If your super fund has not internalised their investment management... they will. It started with the larger super funds and has been followed by many of the smaller funds as well. As I have written about before, time will tell whether this experiment has been successful or not.

It is very difficult to outperform the market and if funds are able to do it for less than Vanguard's growth fund at 30 basis points, that's a great result for members. If they do look to internalise investments it will be important to focus on asset allocation, unlisted investments and infrastructure.

The investment teams of some of the larger super funds are now larger than many fund managers and we may see some of these larger super funds start to provide managed fund investments outside of super directly to members.

Super choice bigger than default super

Over the past 12 months, we have seen a significant amount of FUM flow from retail super funds to the large industry funds. This shift in FUM flow was driven by members making a choice. Members that were unhappy with their super fund voted with their feet.

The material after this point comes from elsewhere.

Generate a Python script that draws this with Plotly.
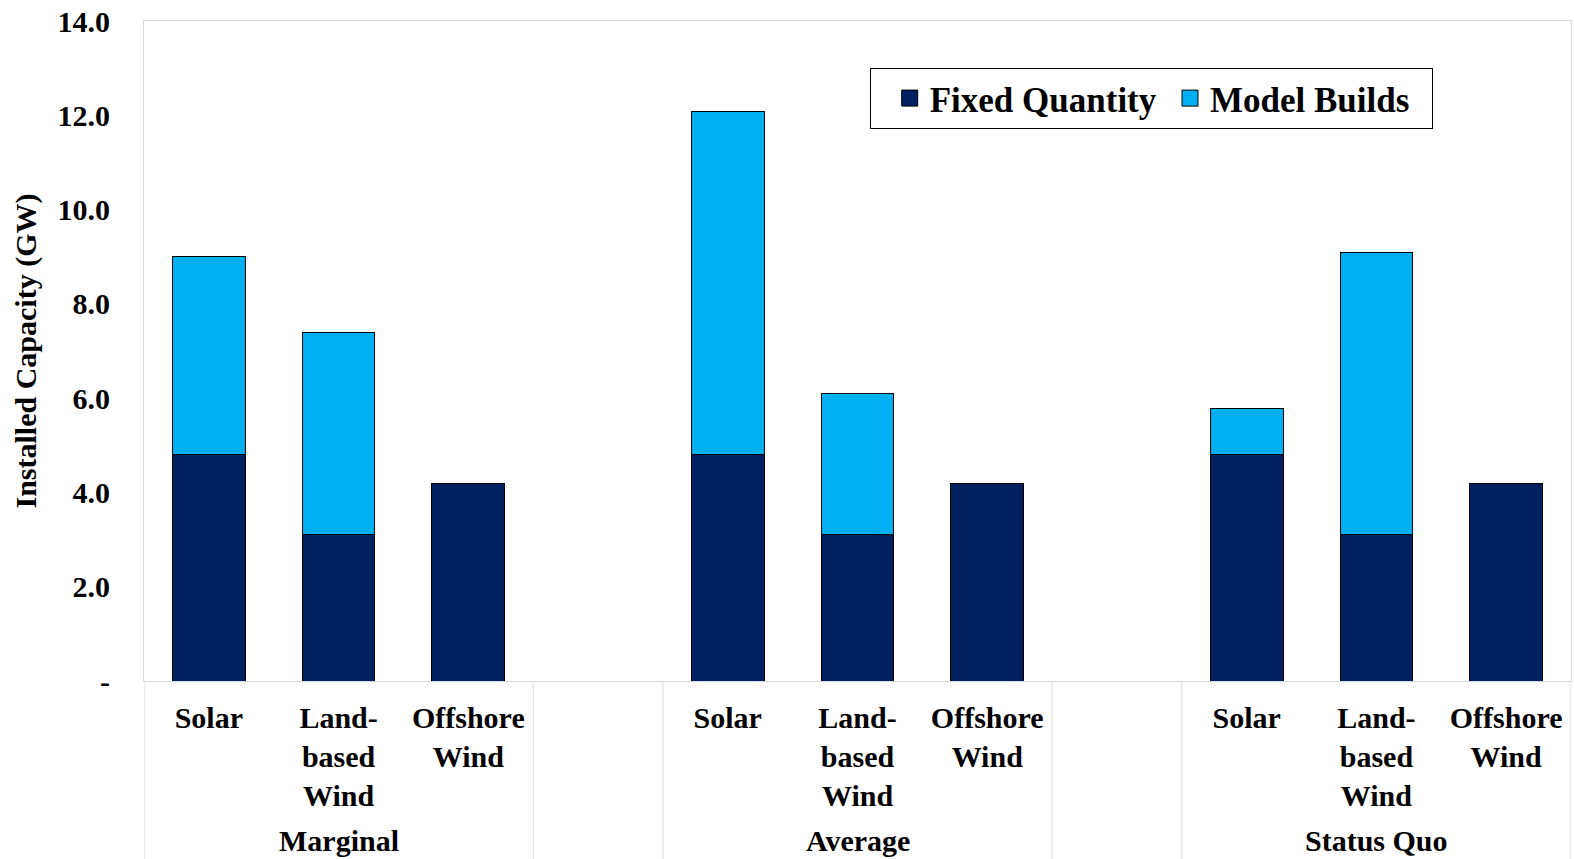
import plotly.graph_objects as go

scenarios = ["Marginal", "Average", "Status Quo"]
technologies = ["Solar", "Land-based Wind", "Offshore Wind"]
tech_labels = ["Solar", "Land-<br>based<br>Wind", "Offshore<br>Wind"]
fixed_quantity = {
    "Marginal":   [4.8, 3.1, 4.2],
    "Average":    [4.8, 3.1, 4.2],
    "Status Quo": [4.8, 3.1, 4.2],
}
model_builds = {
    "Marginal":   [4.2, 4.3, 0.0],
    "Average":    [7.27, 3.0, 0.0],
    "Status Quo": [0.99, 6.0, 0.0],
}
y_tickvals = [0, 2, 4, 6, 8, 10, 12, 14]
y_ticktext = ["-", "2.0", "4.0", "6.0", "8.0", "10.0", "12.0", "14.0"]

FONT = "Times New Roman, Liberation Serif, serif"
DARK = "#002060"
LIGHT = "#00B0F0"
GRID = "#d9d9d9"
NB = "\u00a0"

# build category slots (with a blank spacer slot between scenarios)
cats, labels, fq, mb = [], [], [], []
group_bounds = []
for i, scen in enumerate(scenarios):
    start = len(cats)
    for t, lab, f, m in zip(technologies, tech_labels, fixed_quantity[scen], model_builds[scen]):
        cats.append(f"{scen}|{t}")
        labels.append(lab)
        fq.append(f)
        mb.append(m)
    group_bounds.append((start, len(cats) - 1, scen))
    if i < len(scenarios) - 1:
        cats.append(" " * (i + 1))
        labels.append("")
        fq.append(None)
        mb.append(None)

fig = go.Figure()
fig.add_trace(go.Bar(x=cats, y=fq, name="Fixed Quantity", showlegend=False,
                     marker=dict(color=DARK, line=dict(color="black", width=1)),
                     width=0.56))
fig.add_trace(go.Bar(x=cats, y=mb, name="Model Builds", showlegend=False,
                     marker=dict(color=LIGHT, line=dict(color="black", width=1)),
                     width=0.56))
# legend entries with larger square symbols
for name, col in [("Fixed Quantity" + NB, DARK), ("Model Builds" + NB * 2, LIGHT)]:
    fig.add_trace(go.Scatter(x=[cats[0]], y=[None], mode="markers", name=name,
                             marker=dict(symbol="square", size=18, color=col,
                                         line=dict(color="black", width=1))))

shapes = []
annotations = []
for start, end, scen in group_bounds:
    for xv in (start - 0.5, end + 0.5):
        shapes.append(dict(type="line", xref="x", yref="paper", x0=xv, x1=xv,
                           y0=0, y1=-0.3, line=dict(color=GRID, width=1)))
    annotations.append(dict(text=scen, xref="x", yref="paper",
                            x=cats[(start + end) // 2], y=-0.241,
                            yanchor="middle", showarrow=False,
                            font=dict(family=FONT, size=30, color="black", weight="bold")))

fig.update_layout(
    barmode="stack",
    width=1574, height=859,
    margin=dict(l=144, r=3, t=21, b=178),
    paper_bgcolor="white", plot_bgcolor="white",
    font=dict(family=FONT, size=30, color="black"),
    showlegend=True,
    legend=dict(orientation="h", x=0.706, xanchor="center", y=0.929, yanchor="top",
                bordercolor="black", borderwidth=1, bgcolor="white",
                font=dict(family=FONT, size=35, color="black", weight="bold"),
                title=dict(text=NB, side="left",
                           font=dict(family=FONT, size=35, color="black")),
                traceorder="normal", itemsizing="trace"),
    shapes=shapes,
    annotations=annotations,
)
fig.update_xaxes(
    type="category", categoryorder="array", categoryarray=cats,
    range=[-0.5, len(cats) - 0.5], automargin=False,
    tickvals=cats, ticktext=labels,
    showline=True, linecolor=GRID, linewidth=1, mirror=True,
    showgrid=False, ticks="", ticklabelstandoff=10,
    tickfont=dict(family=FONT, size=30, color="black", weight="bold"),
)
fig.update_yaxes(
    range=[0, 14], tickvals=y_tickvals, ticktext=y_ticktext, automargin=False,
    showline=True, linecolor=GRID, linewidth=1, mirror=True,
    showgrid=False, zeroline=False, ticks="",
    ticklabelstandoff=27,
    tickfont=dict(family=FONT, size=30, color="black", weight="bold"),
    title=dict(text="Installed Capacity (GW)", standoff=12,
               font=dict(family=FONT, size=30, color="black", weight="bold")),
)

fig.write_html("out.html", config={"displayModeBar": False},
               post_script="document.body.style.margin='0';document.body.style.overflow='hidden';")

The old days of members being disengaged with their super is all but gone.

In the old days, it was all about default super for the industry super funds. The fight has now shifted to winning the battle for super choice. We will see the larger super funds spend more on advertising to build the awareness and relevance of their fund.

It will be interesting to look closely at new member fund flows over the next 12 months to compare how much is from default members versus those that make a choice about their super fund. If super choice is not bigger than default super this year, it will most likely be so in the next couple of years.

And in the end...

Although 2020 is unlikely to be as big a year as 2019 for the super funds, it will still be full of challenges for those funds that don't have scale, a strong brand or that want to merge but are struggling to find a partner. Maybe it's an opportunity for these smaller super funds to move into the wealth management business, re-invent financial advice and fill the void left by the banks.